TASK PROMPT :: Give the number of lines below that contain the word "this", and nothing else.

ENTRIES SUPPLIED ::
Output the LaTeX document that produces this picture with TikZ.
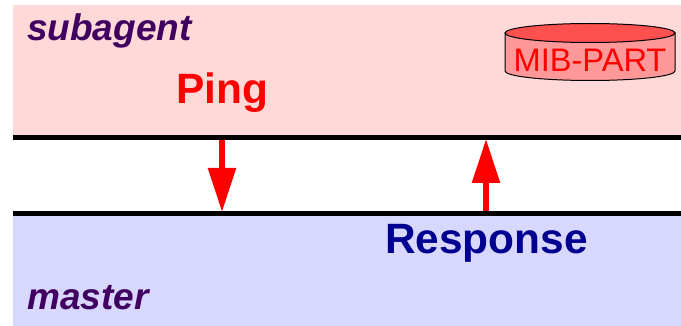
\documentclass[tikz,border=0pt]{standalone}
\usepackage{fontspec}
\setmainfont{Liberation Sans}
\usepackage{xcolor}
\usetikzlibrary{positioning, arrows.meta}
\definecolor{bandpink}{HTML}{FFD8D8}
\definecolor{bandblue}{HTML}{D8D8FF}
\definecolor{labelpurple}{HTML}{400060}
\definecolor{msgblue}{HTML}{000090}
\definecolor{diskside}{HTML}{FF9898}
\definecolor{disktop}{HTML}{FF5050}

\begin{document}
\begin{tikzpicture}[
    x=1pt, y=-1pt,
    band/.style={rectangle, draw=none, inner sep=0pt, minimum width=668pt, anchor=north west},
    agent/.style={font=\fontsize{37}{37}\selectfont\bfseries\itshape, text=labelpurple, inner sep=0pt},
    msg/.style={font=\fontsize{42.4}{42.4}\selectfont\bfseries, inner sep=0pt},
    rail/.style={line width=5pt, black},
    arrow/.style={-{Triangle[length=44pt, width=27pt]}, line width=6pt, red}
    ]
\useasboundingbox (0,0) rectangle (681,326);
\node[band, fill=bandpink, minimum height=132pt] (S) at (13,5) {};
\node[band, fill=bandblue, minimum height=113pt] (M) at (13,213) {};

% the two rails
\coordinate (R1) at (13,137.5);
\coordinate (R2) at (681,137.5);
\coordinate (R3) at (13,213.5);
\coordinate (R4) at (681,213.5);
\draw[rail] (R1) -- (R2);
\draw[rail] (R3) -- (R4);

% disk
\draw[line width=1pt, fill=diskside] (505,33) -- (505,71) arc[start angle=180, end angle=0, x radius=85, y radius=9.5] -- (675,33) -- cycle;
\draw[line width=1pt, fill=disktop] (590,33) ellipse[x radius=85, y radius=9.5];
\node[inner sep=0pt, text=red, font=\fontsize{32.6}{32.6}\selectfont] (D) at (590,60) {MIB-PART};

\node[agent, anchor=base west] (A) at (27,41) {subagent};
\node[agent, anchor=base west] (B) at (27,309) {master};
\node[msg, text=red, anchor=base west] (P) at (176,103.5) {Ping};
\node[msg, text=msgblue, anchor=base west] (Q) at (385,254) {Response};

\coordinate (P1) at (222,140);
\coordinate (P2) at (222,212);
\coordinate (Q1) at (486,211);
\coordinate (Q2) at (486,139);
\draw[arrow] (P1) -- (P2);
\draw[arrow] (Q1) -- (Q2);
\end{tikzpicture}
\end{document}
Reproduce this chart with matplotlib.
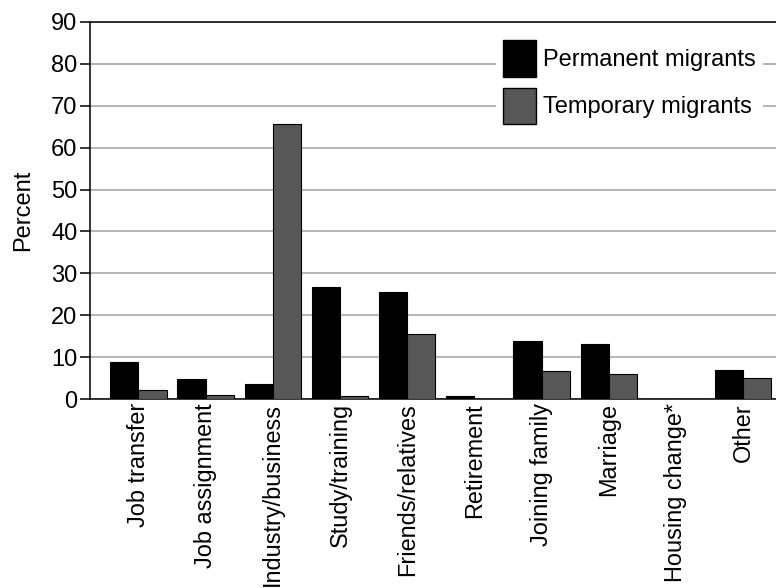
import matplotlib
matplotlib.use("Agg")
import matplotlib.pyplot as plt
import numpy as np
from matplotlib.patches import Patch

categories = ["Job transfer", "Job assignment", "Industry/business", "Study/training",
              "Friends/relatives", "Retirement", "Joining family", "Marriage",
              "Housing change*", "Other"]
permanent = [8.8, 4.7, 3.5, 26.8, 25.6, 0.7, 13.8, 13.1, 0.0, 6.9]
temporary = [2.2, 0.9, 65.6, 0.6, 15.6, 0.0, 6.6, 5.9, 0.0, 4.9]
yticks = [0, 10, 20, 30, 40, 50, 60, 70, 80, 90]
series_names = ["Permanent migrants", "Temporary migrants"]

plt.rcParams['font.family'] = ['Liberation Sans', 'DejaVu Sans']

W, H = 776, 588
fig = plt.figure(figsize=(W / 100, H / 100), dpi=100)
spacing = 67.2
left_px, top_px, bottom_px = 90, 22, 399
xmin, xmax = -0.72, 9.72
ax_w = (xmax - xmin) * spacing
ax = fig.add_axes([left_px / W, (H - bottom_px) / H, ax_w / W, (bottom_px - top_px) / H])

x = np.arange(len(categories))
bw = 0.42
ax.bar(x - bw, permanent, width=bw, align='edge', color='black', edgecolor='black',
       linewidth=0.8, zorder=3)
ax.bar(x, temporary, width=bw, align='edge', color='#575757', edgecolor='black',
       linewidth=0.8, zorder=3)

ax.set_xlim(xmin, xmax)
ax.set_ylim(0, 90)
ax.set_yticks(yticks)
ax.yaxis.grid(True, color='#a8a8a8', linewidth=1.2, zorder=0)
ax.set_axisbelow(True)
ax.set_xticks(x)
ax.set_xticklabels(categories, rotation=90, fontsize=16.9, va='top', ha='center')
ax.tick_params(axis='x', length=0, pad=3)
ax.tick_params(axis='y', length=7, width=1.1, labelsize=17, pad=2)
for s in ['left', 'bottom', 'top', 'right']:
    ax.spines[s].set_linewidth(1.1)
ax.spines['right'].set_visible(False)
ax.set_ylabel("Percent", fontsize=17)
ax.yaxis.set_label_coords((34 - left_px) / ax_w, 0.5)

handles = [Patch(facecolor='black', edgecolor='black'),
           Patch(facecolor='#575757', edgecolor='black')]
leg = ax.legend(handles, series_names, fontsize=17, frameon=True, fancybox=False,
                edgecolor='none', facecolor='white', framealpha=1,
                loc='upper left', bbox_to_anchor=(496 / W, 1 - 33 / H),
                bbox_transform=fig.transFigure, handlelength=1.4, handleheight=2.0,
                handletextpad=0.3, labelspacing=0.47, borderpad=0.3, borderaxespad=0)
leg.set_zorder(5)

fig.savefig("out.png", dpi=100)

RESPONSE :: 2